* **Short exercise**
Check every line of the entries for "this", and copy the lines that hold it.

* **Task input**
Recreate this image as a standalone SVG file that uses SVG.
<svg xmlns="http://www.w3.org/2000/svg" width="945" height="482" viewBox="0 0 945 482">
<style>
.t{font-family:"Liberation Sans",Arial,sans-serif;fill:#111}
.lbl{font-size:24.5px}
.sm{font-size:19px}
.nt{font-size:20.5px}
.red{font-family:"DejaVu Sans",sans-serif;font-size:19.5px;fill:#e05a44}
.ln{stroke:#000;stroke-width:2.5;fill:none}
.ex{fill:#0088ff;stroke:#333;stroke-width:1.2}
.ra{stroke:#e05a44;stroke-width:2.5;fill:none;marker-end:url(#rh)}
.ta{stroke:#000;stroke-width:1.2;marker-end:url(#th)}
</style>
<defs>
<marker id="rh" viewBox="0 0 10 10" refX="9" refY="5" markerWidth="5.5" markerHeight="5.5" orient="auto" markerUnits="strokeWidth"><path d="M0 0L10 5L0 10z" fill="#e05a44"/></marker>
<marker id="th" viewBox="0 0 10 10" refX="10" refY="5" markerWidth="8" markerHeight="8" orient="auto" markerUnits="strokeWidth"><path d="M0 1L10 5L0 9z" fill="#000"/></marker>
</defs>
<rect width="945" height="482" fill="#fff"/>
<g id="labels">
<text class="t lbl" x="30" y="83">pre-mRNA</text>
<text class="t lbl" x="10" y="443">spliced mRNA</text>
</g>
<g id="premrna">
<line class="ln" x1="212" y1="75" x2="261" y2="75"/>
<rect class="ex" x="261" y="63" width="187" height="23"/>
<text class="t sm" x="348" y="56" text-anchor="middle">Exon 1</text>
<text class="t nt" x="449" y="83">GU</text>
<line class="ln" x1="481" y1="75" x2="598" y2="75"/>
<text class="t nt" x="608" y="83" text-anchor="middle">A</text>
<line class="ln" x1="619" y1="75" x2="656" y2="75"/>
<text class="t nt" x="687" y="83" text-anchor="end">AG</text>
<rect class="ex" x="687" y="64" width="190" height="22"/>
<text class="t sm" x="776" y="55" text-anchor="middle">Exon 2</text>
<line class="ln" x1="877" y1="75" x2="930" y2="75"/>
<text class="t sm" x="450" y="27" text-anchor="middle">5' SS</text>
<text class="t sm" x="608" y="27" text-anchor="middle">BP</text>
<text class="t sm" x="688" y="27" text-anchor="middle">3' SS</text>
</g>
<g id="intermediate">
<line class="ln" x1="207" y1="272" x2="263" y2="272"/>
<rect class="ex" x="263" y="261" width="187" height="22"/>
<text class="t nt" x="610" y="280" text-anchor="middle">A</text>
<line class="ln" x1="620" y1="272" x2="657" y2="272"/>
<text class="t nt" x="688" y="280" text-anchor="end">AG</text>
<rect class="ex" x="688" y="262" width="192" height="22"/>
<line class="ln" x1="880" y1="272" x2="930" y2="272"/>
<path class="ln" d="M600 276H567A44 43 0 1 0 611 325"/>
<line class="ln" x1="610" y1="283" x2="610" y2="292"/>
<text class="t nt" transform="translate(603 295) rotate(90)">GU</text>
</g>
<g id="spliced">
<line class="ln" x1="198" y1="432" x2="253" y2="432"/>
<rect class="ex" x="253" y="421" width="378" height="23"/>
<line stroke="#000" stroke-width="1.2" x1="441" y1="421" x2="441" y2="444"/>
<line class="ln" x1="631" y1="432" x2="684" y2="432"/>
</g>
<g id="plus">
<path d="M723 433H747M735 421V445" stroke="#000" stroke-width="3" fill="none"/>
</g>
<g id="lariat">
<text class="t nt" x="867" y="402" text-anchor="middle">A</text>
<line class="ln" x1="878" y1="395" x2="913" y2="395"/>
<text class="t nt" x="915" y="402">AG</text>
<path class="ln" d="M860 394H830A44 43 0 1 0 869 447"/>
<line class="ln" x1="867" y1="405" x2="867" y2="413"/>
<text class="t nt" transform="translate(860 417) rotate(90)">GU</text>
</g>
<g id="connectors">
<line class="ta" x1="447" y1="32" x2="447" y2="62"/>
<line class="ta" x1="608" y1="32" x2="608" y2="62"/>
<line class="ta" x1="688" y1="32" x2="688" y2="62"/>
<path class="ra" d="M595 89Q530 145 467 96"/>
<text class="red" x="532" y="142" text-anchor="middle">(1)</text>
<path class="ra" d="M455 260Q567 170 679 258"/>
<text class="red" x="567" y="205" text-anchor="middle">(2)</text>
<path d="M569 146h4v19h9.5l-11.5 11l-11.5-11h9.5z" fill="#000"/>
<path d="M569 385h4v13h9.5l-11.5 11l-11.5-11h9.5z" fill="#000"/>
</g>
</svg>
* * *
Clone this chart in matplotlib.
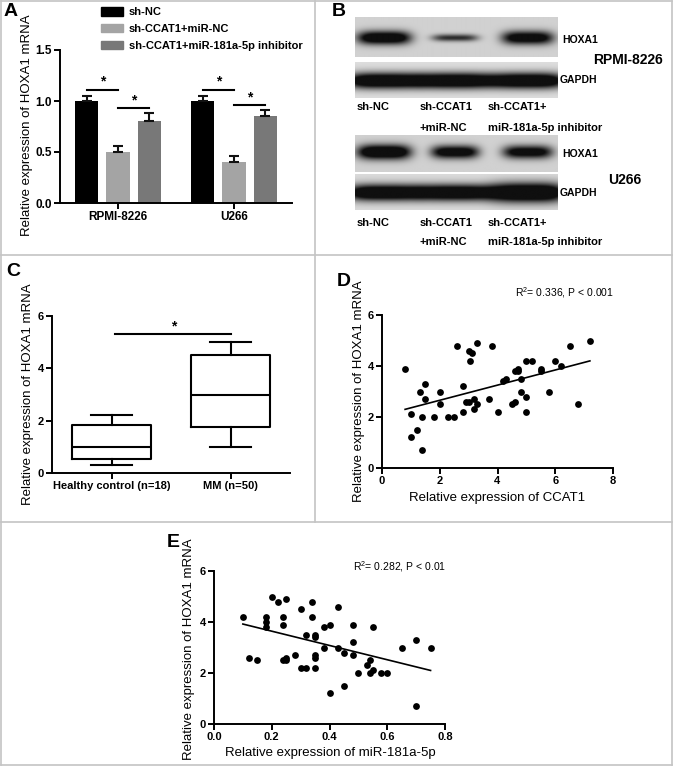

* **The answer**
Recreate this image as a standalone SVG file that uses SVG.
Clone this chart in matplotlib.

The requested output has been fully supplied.